I found a box in his closet that had patches from German and French solders from World War II, pictures of my grandmother, and other items he carried while away at war. He fought in the Battle of the Bulge and was wounded when a bomb exploded and shrapnel cut into his knee. There was a bell that hung on the wall near the kitchen. I remember being a small child looking up at that bell and occasionally someone would take it down and let me ring it. It now hangs on the wall in my kitchen and I tell my children how important the bell was to me as child. We brought home my grandmother’s quilts that she spent hundreds of hours making. They are now on our beds and are used to keep my family warm while we sit on the couch. Grandpa showed us his timber saw and told us it had belonged to his father. My father took the saw and has it hanging in his home. I did take a lot of other items from his home but these items seemed to be the only items that really mattered to me. The items we did not take were later sold in an estate sale.
My grandfather then moved into the senior housing apartment. I visited him there several times. He had kept the basics in furniture and had added several bird clocks that would sing at the top of the hour and a train clock that would sound a rumble and a whistle. When he decided it was time to move to a nursing home I became the owner of these clocks. They all hang on my walls now and go off on the hour as a reminder of him.

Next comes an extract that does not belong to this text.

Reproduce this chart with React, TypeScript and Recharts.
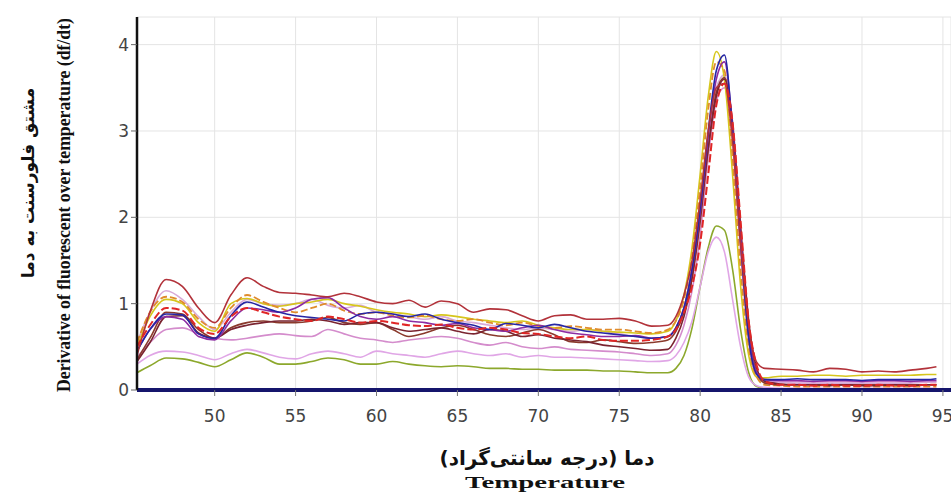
import React from "react";
import { LineChart, Line, XAxis, YAxis, CartesianGrid } from "recharts";

// temperature grid (°C): 45.2, 46..78, 78.5..84 by 0.5, 85..94, 94.6
const temps = [
  45.2, 46, 47, 48, 49, 50, 51, 52, 53, 54, 55, 56, 57, 58, 59, 60, 61, 62, 63, 64, 65, 66, 67,
  68, 69, 70, 71, 72, 73, 74, 75, 76, 77, 78, 78.5, 79, 79.5, 80, 80.5, 81, 81.5, 82, 82.5, 83,
  83.5, 84, 85, 86, 87, 88, 89, 90, 91, 92, 93, 94, 94.6,
];

const darkRed = [
  0.4, 0.9, 1.28, 1.2, 0.95, 0.78, 1.1, 1.3, 1.2, 1.13, 1.12, 1.1, 1.08, 1.12, 1.08, 1.02, 1.0,
  1.04, 0.96, 1.03, 1.0, 0.9, 0.94, 0.93, 0.86, 0.8, 0.86, 0.87, 0.82, 0.82, 0.83, 0.8, 0.74, 0.75,
  0.85, 1.1, 1.5, 2.2, 3.0, 3.5, 3.55, 2.9, 1.7, 0.75, 0.32, 0.25,
  0.24, 0.23, 0.21, 0.25, 0.24, 0.21, 0.22, 0.21, 0.23, 0.25, 0.27,
];
const maroon = [
  0.33, 0.55, 0.85, 0.86, 0.66, 0.6, 0.7, 0.75, 0.78, 0.8, 0.8, 0.82, 0.8, 0.76, 0.78, 0.78, 0.72,
  0.68, 0.7, 0.72, 0.68, 0.65, 0.7, 0.68, 0.62, 0.64, 0.6, 0.58, 0.56, 0.52, 0.5, 0.48, 0.46, 0.47,
  0.6, 0.85, 1.3, 2.0, 2.8, 3.4, 3.6, 3.1, 1.9, 0.8, 0.25, 0.1,
  0.07, 0.06, 0.06, 0.05, 0.06, 0.05, 0.05, 0.06, 0.05, 0.06, 0.06,
];
const brown = [
  0.35, 0.6, 0.9, 0.88, 0.7, 0.6, 0.72, 0.78, 0.8, 0.78, 0.78, 0.8, 0.84, 0.78, 0.76, 0.78, 0.7,
  0.62, 0.66, 0.72, 0.75, 0.7, 0.64, 0.62, 0.66, 0.7, 0.64, 0.56, 0.55, 0.58, 0.56, 0.54, 0.55, 0.58,
  0.68, 0.9, 1.3, 1.95, 2.8, 3.45, 3.62, 3.0, 1.8, 0.7, 0.2, 0.08,
  0.06, 0.06, 0.06, 0.06, 0.06, 0.06, 0.06, 0.06, 0.06, 0.06, 0.06,
];
const yellow = [
  0.5, 0.85, 1.05, 1.0, 0.78, 0.68, 1.0, 1.06, 1.0, 0.97, 1.0, 1.02, 1.05, 1.0, 0.97, 0.93, 0.9,
  0.88, 0.85, 0.87, 0.85, 0.82, 0.8, 0.78, 0.8, 0.75, 0.72, 0.7, 0.7, 0.68, 0.67, 0.66, 0.65, 0.68,
  0.8, 1.1, 1.65, 2.5, 3.4, 3.92, 3.6, 2.5, 1.2, 0.4, 0.15, 0.14,
  0.16, 0.16, 0.17, 0.17, 0.16, 0.17, 0.17, 0.17, 0.17, 0.18, 0.18,
];
const orange = [
  0.55, 0.9, 1.08, 1.02, 0.82, 0.72, 0.95, 1.1, 1.02, 0.95, 0.9, 0.95, 1.0, 0.92, 0.88, 0.9, 0.86,
  0.84, 0.86, 0.82, 0.8, 0.82, 0.78, 0.75, 0.78, 0.74, 0.72, 0.74, 0.72, 0.7, 0.7, 0.68, 0.66, 0.7,
  0.8, 1.05, 1.55, 2.35, 3.25, 3.8, 3.7, 2.7, 1.4, 0.5, 0.15, 0.06,
  0.05, 0.04, 0.04, 0.04, 0.04, 0.04, 0.04, 0.04, 0.04, 0.04, 0.04,
];
const navy = [
  0.45, 0.7, 0.88, 0.87, 0.65, 0.6, 0.86, 1.02, 0.96, 0.9, 0.86, 0.84, 0.82, 0.8, 0.88, 0.9, 0.88,
  0.85, 0.88, 0.82, 0.78, 0.75, 0.7, 0.77, 0.75, 0.72, 0.76, 0.72, 0.68, 0.66, 0.64, 0.62, 0.6, 0.62,
  0.72, 0.95, 1.4, 2.1, 3.0, 3.7, 3.88, 3.0, 1.7, 0.6, 0.18, 0.12,
  0.12, 0.13, 0.12, 0.12, 0.12, 0.11, 0.12, 0.12, 0.12, 0.12, 0.13,
];
const purple = [
  0.45, 0.7, 0.85, 0.82, 0.62, 0.58, 0.8, 0.95, 0.93, 0.9, 0.95, 1.05, 1.07, 0.95, 0.85, 0.82, 0.85,
  0.8, 0.78, 0.75, 0.77, 0.72, 0.7, 0.68, 0.72, 0.75, 0.7, 0.66, 0.64, 0.62, 0.62, 0.63, 0.6, 0.62,
  0.72, 0.95, 1.4, 2.05, 2.95, 3.6, 3.8, 3.05, 1.8, 0.65, 0.2, 0.12,
  0.11, 0.11, 0.1, 0.11, 0.11, 0.1, 0.11, 0.11, 0.1, 0.11, 0.11,
];
const plum = [
  0.55, 0.9, 1.15, 1.05, 0.85, 0.7, 0.9, 1.05, 1.0, 0.98, 1.0, 1.05, 0.98, 0.95, 0.98, 0.9, 0.88,
  0.85, 0.82, 0.85, 0.8, 0.78, 0.75, 0.72, 0.7, 0.72, 0.7, 0.68, 0.7, 0.68, 0.65, 0.62, 0.6, 0.62,
  0.7, 0.95, 1.4, 2.05, 2.9, 3.5, 3.65, 3.0, 1.75, 0.65, 0.2, 0.1,
  0.09, 0.08, 0.08, 0.08, 0.08, 0.08, 0.08, 0.08, 0.08, 0.09, 0.09,
];
const pink = [
  0.38, 0.55, 0.7, 0.72, 0.65, 0.6, 0.58, 0.6, 0.63, 0.65, 0.63, 0.62, 0.7, 0.65, 0.6, 0.58, 0.55,
  0.58, 0.6, 0.62, 0.6, 0.55, 0.52, 0.55, 0.5, 0.48, 0.5, 0.47, 0.46, 0.45, 0.44, 0.42, 0.4, 0.42,
  0.52, 0.75, 1.15, 1.8, 2.7, 3.35, 3.5, 2.85, 1.6, 0.55, 0.15, 0.1,
  0.1, 0.1, 0.09, 0.1, 0.1, 0.09, 0.1, 0.1, 0.09, 0.1, 0.1,
];
const lilac = [
  0.3, 0.4, 0.45, 0.44, 0.4, 0.35, 0.42, 0.47, 0.43, 0.38, 0.36, 0.42, 0.45, 0.42, 0.38, 0.45, 0.42,
  0.4, 0.38, 0.42, 0.45, 0.42, 0.4, 0.42, 0.38, 0.4, 0.38, 0.38, 0.37, 0.36, 0.35, 0.34, 0.33, 0.34,
  0.4, 0.55, 0.8, 1.2, 1.6, 1.77, 1.6, 1.05, 0.5, 0.15, 0.05, 0.03,
  0.02, 0.02, 0.02, 0.02, 0.02, 0.02, 0.02, 0.02, 0.02, 0.02, 0.02,
];
const olive = [
  0.2, 0.28, 0.37, 0.36, 0.32, 0.27, 0.35, 0.43, 0.38, 0.3, 0.3, 0.33, 0.37, 0.35, 0.3, 0.3, 0.33,
  0.3, 0.28, 0.27, 0.28, 0.27, 0.25, 0.25, 0.24, 0.24, 0.23, 0.23, 0.23, 0.22, 0.22, 0.21, 0.2, 0.2,
  0.25, 0.4, 0.72, 1.2, 1.65, 1.9, 1.85, 1.4, 0.7, 0.2, 0.04, 0.02,
  0.01, 0.01, 0.01, 0.01, 0.01, 0.01, 0.01, 0.01, 0.01, 0.01, 0.01,
];
const red = [
  0.5, 0.75, 0.95, 0.92, 0.72, 0.65, 0.85, 0.95, 0.9, 0.85, 0.82, 0.8, 0.85, 0.82, 0.78, 0.8, 0.78,
  0.75, 0.74, 0.76, 0.72, 0.7, 0.72, 0.7, 0.66, 0.65, 0.62, 0.6, 0.62, 0.58, 0.57, 0.57, 0.58, 0.62,
  0.7, 0.9, 1.2, 1.7, 2.5, 3.3, 3.55, 3.1, 1.95, 0.8, 0.28, 0.1,
  0.06, 0.06, 0.05, 0.06, 0.05, 0.05, 0.06, 0.05, 0.05, 0.06, 0.06,
];

const xTicks = [50, 55, 60, 65, 70, 75, 80, 85, 90, 95];
const yTicks = [0, 1, 2, 3, 4];

// back to front
const series = [
  { key: "olive", values: olive, color: "#8ca82c", dash: undefined, w: 1.6 },
  { key: "lilac", values: lilac, color: "#e0a6e6", dash: undefined, w: 1.6 },
  { key: "pink", values: pink, color: "#d48ccc", dash: undefined, w: 1.6 },
  { key: "plum", values: plum, color: "#d8aad8", dash: undefined, w: 1.6 },
  { key: "yellow", values: yellow, color: "#d6c61c", dash: undefined, w: 1.6 },
  { key: "orange", values: orange, color: "#e08c2c", dash: "7 3", w: 1.8 },
  { key: "brown", values: brown, color: "#8a3a2c", dash: undefined, w: 1.6 },
  { key: "maroon", values: maroon, color: "#7a2430", dash: undefined, w: 1.6 },
  { key: "purple", values: purple, color: "#8c2ca2", dash: undefined, w: 1.6 },
  { key: "navy", values: navy, color: "#2626a4", dash: undefined, w: 1.6 },
  { key: "darkRed", values: darkRed, color: "#b2323a", dash: undefined, w: 1.6 },
  { key: "red", values: red, color: "#e02626", dash: "8 3", w: 2 },
];

const rows = temps.map((t, i) => {
  const row: Record<string, number> = { t };
  series.forEach((s) => (row[s.key] = s.values[i]));
  return row;
});

const serif = "'Liberation Serif', 'DejaVu Serif', serif";
const persian = "'DejaVu Sans', sans-serif";

export default function App() {
  return (
    <div style={{ position: "absolute", left: 0, top: 0, width: 951, height: 493, background: "#fff" }}>
      <LineChart width={951} height={493} data={rows} margin={{ top: 17, right: 0, bottom: 0, left: 0 }}>
        <CartesianGrid stroke="#e4e4e4" strokeWidth={1} />
        <XAxis
          dataKey="t"
          type="number"
          domain={[45.2, 95.5]}
          ticks={xTicks}
          allowDataOverflow
          height={103}
          axisLine={{ stroke: "#15156c", strokeWidth: 4 }}
          tickLine={{ stroke: "#777" }}
          tickMargin={14}
          tick={{ fill: "#444", fontSize: 17, fontFamily: "'DejaVu Sans', sans-serif" }}
        />
        <XAxis
          xAxisId="top"
          orientation="top"
          dataKey="t"
          type="number"
          domain={[45.2, 95.5]}
          height={0}
          tick={false}
          tickLine={false}
          axisLine={{ stroke: "#111", strokeWidth: 2 }}
        />
        <YAxis
          type="number"
          domain={[0, 4.32]}
          ticks={yTicks}
          allowDataOverflow
          width={137}
          axisLine={{ stroke: "#111", strokeWidth: 2.5 }}
          tickLine={{ stroke: "#666" }}
          tick={{ fill: "#444", fontSize: 17, fontFamily: "'DejaVu Sans', sans-serif" }}
        />
        {series.map((s) => (
          <Line
            key={s.key}
            dataKey={s.key}
            type="monotone"
            stroke={s.color}
            strokeWidth={s.w}
            strokeDasharray={s.dash}
            dot={false}
            activeDot={false}
            isAnimationActive={false}
          />
        ))}
      </LineChart>
      <svg
        width={951}
        height={493}
        style={{ position: "absolute", left: 0, top: 0, pointerEvents: "none" }}
      >
        <text
          transform="translate(34,183) rotate(-90)"
          textAnchor="middle"
          direction="rtl"
          fontFamily={persian}
          fontWeight="bold"
          fontSize={17}
          fill="#111"
        >
          مشتق فلورسنت به دما
        </text>
        <text
          transform="translate(70,205) rotate(-90)"
          textAnchor="middle"
          fontFamily={serif}
          fontWeight="bold"
          fontSize={19}
          textLength={374}
          lengthAdjust="spacingAndGlyphs"
          fill="#111"
        >
          Derivative of fluorescent over temperature (df/dt)
        </text>
        <text
          x={547}
          y={465}
          textAnchor="middle"
          direction="rtl"
          fontFamily={persian}
          fontWeight="bold"
          fontSize={20}
          fill="#111"
        >
          دما (درجه سانتی‌گراد)
        </text>
        <text
          x={545}
          y={488}
          textAnchor="middle"
          fontFamily={serif}
          fontWeight="bold"
          fontSize={17}
          textLength={160}
          lengthAdjust="spacingAndGlyphs"
          fill="#111"
        >
          Temperature
        </text>
      </svg>
    </div>
  );
}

Nursing home visits were hard to accept. Each time I visited his health was declining. His mind was as sharp as a 20 year old but his body had aged and by the end he could no longer talk. My last visit to the nursing home was a five day vigil with my family holding my grandfather’s hand as he was dying. We made sure that someone was with him the whole time. We spent hours sitting around his bed reliving memories and sharing the stories. One of the strongest memories of my grandparent’s was sitting around their table in the evening. My grandmother would set out coffee, apple bars and cinnamon rolls a few hours before bedtime. We would all sit and talk and enjoy her coffee and cooking.
I no longer have to ask, “What is the meaning of life?”
After my grandfather died I drove 9 hours home. My wife and two small children had left before he died and they did not attend the funeral. When I got home and after the kids went to bed I talked to my wife and cried. I told her about holding my grandfather’s hand while he took his last breath. I told her that I now understood the meaning of life. It is not found in money, fame or possessions. It is found by sitting around a table drinking coffee, eating cinnamon rolls and apple bars and making memories with the people you care for. It is that simple. Maybe that is why my father drinks so much coffee. He too knows the meaning of life.